Bonus: when your team sees you carving up the goal into manageable bits, they feel less overwhelmed and more equipped. People don’t fear work—they fear confusion.

2. Set a Cadence—and Protect It

You need a heartbeat. A rhythm that says: this plan is still alive. Otherwise, your team assumes it’s safe to forget.

Here’s what works in the wild:

  • Weekly check-ins that ask: “What moved?” and “What’s stuck?” Not just “Any updates?”
  • Midweek nudges: Send a Wednesday Loom video or a two-sentence Slack ping to remind the team what matters.
  • Friday wrap-ups: Quick roundup of micro-wins. Celebrate motion, not perfection.

Without a cadence, even the best plans fade. With it? The plan becomes part of your team’s rhythm. People start working in alignment instead of in silos.
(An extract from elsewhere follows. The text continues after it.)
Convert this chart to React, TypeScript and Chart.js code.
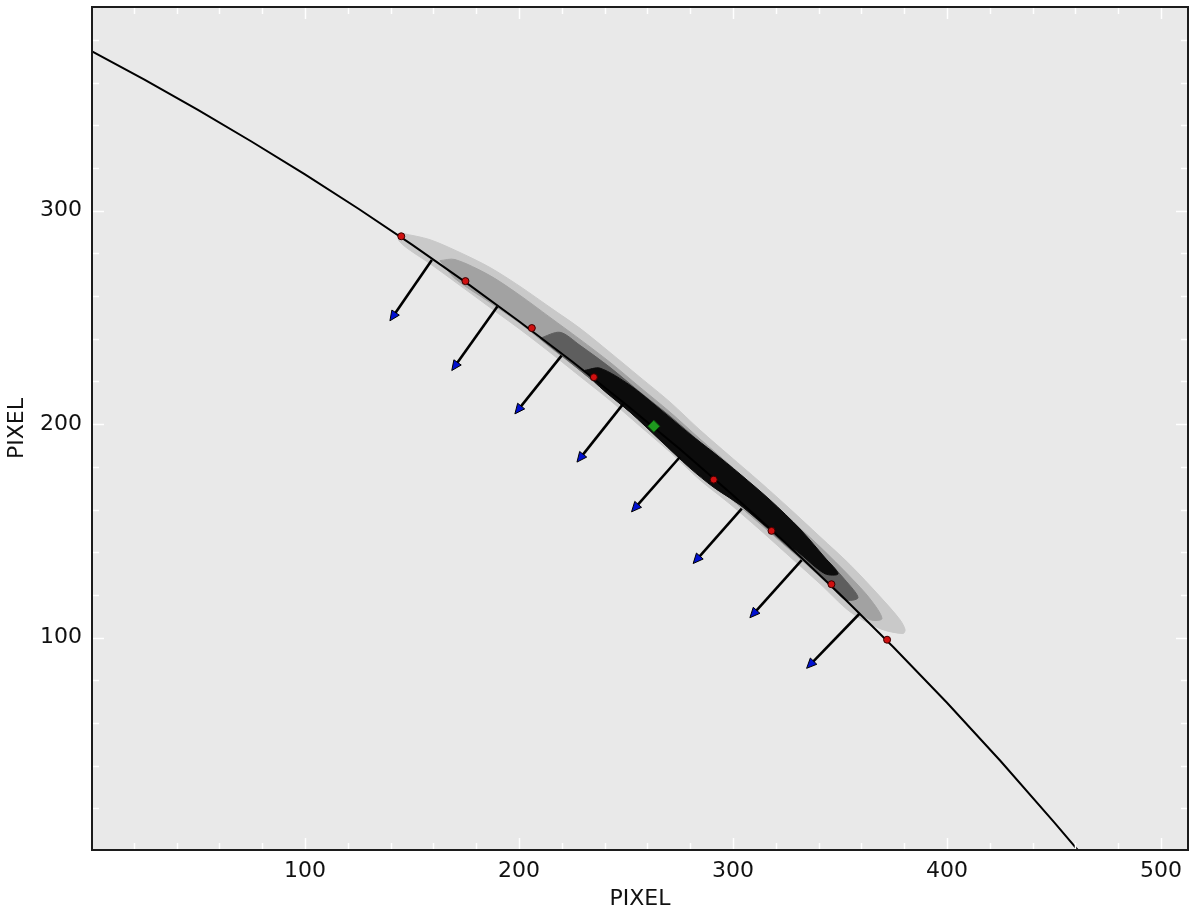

Energy doesn’t leak out—it loops forward.

3. Make Progress Visual

People don’t follow spreadsheets—they follow stories. That’s why progress needs to be visible. When your team can see forward motion, they believe the work matters. They feel part of a living system, not a black box.

Try these visual tools:

  • Progress bars updated weekly inside your project management tool.
  • Kanban-style boards with “To Do / Doing / Done” columns and real movement.
  • Shared Win Walls—a Slack channel, Google Doc, or slide deck where every week’s highlights get added.
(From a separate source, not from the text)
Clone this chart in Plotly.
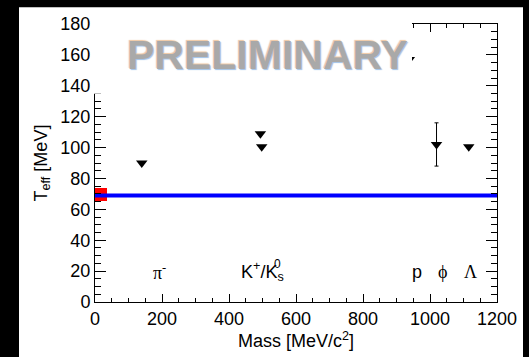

Visualization builds morale, transparency, and shared accountability. It also forces clarity: if it can’t be visualized, it’s probably too vague to execute.

If your team uses Teamly, you’re already halfway there. Teamly makes it easy to assign ownership, track tasks visually, and centralize conversations—so nothing slips through the cracks. One login, total clarity.

4. Normalize Course-Correction

Plans age fast. Market changes? Team changes? Even a new insight mid-project? If your plan doesn’t adapt, it dies. The trick isn’t having a perfect roadmap—it’s building a culture of healthy adjustment.

Ways to do it:

  • Monthly retrospectives: Short, honest sessions that ask, “What worked? What didn’t? What do we try next?”
  • Open-edit roadmaps: Let teammates suggest changes. Add comment threads to project docs. Invite dissent.
  • “Test, then lock” approach: Pilot ideas before institutionalizing. Make iteration part of the strategy.

Most plans don’t fail because they’re wrong. They fail because they were too rigid to grow.

5. Protect the Team’s Energy

Burnout is execution’s quiet killer. Not resistance. Not laziness. Just slow energy leak, week by week.

Managers who win at execution don’t just push—they protect.

  • Start meetings with wins, not problems. The tone sets the temperature.
  • Block out “focus windows”: 2-hour weekly blocks where meetings are off-limits and deep work can thrive.
  • Rest rituals: Encourage people to step away. Breaks are not slacking—they’re fuel.

High-output teams rest with intention. When energy is protected, speed becomes sustainable—not spiky.

6. Track What Matters—Not Everything

Data is helpful. Too much data is paralyzing. Great execution comes from clarity, not quantity.

Pick 2–3 metrics per project that actually reflect progress. Not vanity metrics. Not “interesting” stats. Just clear signals.

  • Leading indicators (like tasks completed, calls made, tickets resolved)
  • Lagging indicators (like revenue, churn rate, user engagement)
  • Behavioral metrics (like how often the team logs progress or updates their dashboards)

When you track what matters, people know what matters. And what gets measured—yep—gets moved.

7. The Manager’s Job Is to Keep the Flame Alive

You don’t have to be the hero. You don’t have to do it all. But you do have to keep the fire lit. That means:

  • Revisiting the goal regularly in conversations, updates, and standups.
  • Removing blockers before they become frustration.
  • Modeling motion: Even small actions by you set a tone for the team.

This is the invisible work of execution—the little sparks that keep the team warm when enthusiasm cools.

Execution Is What Compounds

The reason great teams feel unstoppable? It’s not the strategy. It’s the compounding of consistent execution. Small actions, taken seriously. Plans followed through. Nudges given at the right moment. Wins stacked quietly, then suddenly.

So don’t just launch. Ship. Then ship again. Make execution your team’s superpower—and watch how momentum builds.